Information that can be considered
A judge will consider all the admissible information presented in court during the sentencing hearing, including:

• the nature of the charge
• the circumstances of the offence (the victim’s circumstances, the way the crime was committed)
• the offender’s circumstances (age, family situation, work or school, any substance abuse, any previous criminal record, and factors related to the offender’s background as an Aboriginal person, if applicable)
• mitigating and aggravating factors
• victim impact statements
• any other relevant information.

This information is usually presented in spoken submissions made by the Crown prosecutor and the defence lawyer, or by the offender if they do not have a lawyer. (When Legal Aid Duty Counsel are available they will often “speak to sentence” for an offender who doesn’t have a lawyer.) Sometimes reports, documents showing achievements, and letters of support are presented as evidence in a sentencing hearing.

If there was a trial the judge will also consider the facts proven in the trial – otherwise they will consider the facts alleged by the Crown and admitted by the offender. If the offender does not admit facts alleged in a sentencing hearing, the prosecutor must present evidence to prove them beyond a reasonable doubt or else they cannot be considered.

Pre-Sentence Report
The judge may ask that a pre-sentence report be prepared. If so, a probation officer will interview the offender and attempt to interview people who know them well and any victims of the crime. The report will describe the offender’s background and attitude towards the offence. It may include options for sentence, particularly if there are specific programs that would help rehabilitate the offender. The judge decides whether or not to follow any suggestions in the report after hearing the Crown and defence submissions.

Victim Impact Statement
The judge will also consider a Victim Impact Statement which may be presented in writing or read out in court by the victim. Both individual victims and communities may prepare victim impact statements explaining the harm they have suffered from the crime.

However, a judge cannot consider information reported in the media or circulated on social media if it has not been introduced in the sentencing hearing. Because of this, people assessing a sentence after it is imposed may have information the judge did not have or was not permitted by the law to consider.

Repeat offenders
If people continue to commit criminal offences they often receive successively longer jail sentences, within the limits set by the Criminal Code and appeal court decisions. The Crown may also apply to have indefinite (“indeterminate”) sentences imposed on people convicted of serious personal injury offences, in certain circumstances. See Part XXIV of the Criminal Code.

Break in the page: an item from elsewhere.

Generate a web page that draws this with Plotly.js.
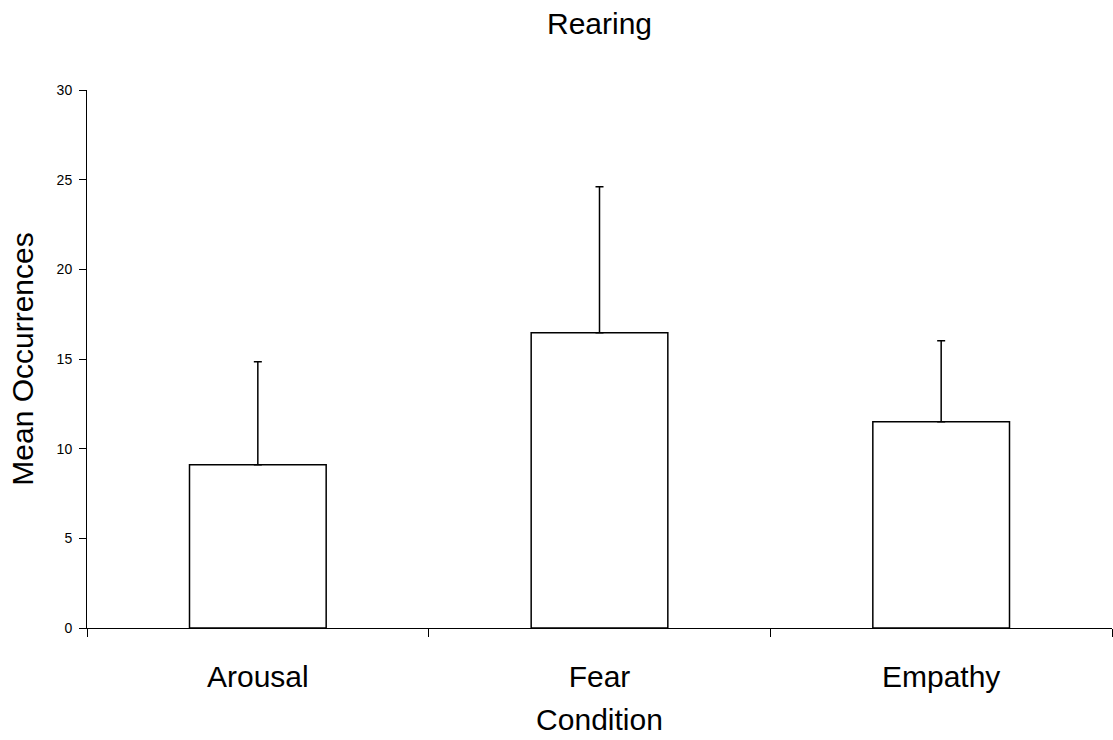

Sentencing Indigenous people
See Sentencing Indigenous people and Do Aboriginal offenders get “lighter” sentences?

Types of sentence
See Types of sentence

Judges’ reasons
In many cases, judges take pains to provide detailed explanations of the reasons for their sentencing decisions. Some media are now including links to the judge’s reasons in their online reporting. If that is not provided, checking Recent Judgments or the CanLII database and reading those reasons will enable you to form an informed opinion about a judge’s decision.

A sentence that is considered too lenient may be appealed by the Crown (the prosecutor), who represents the public in the criminal court process, just as an accused person may appeal a conviction or sentence they disagree with.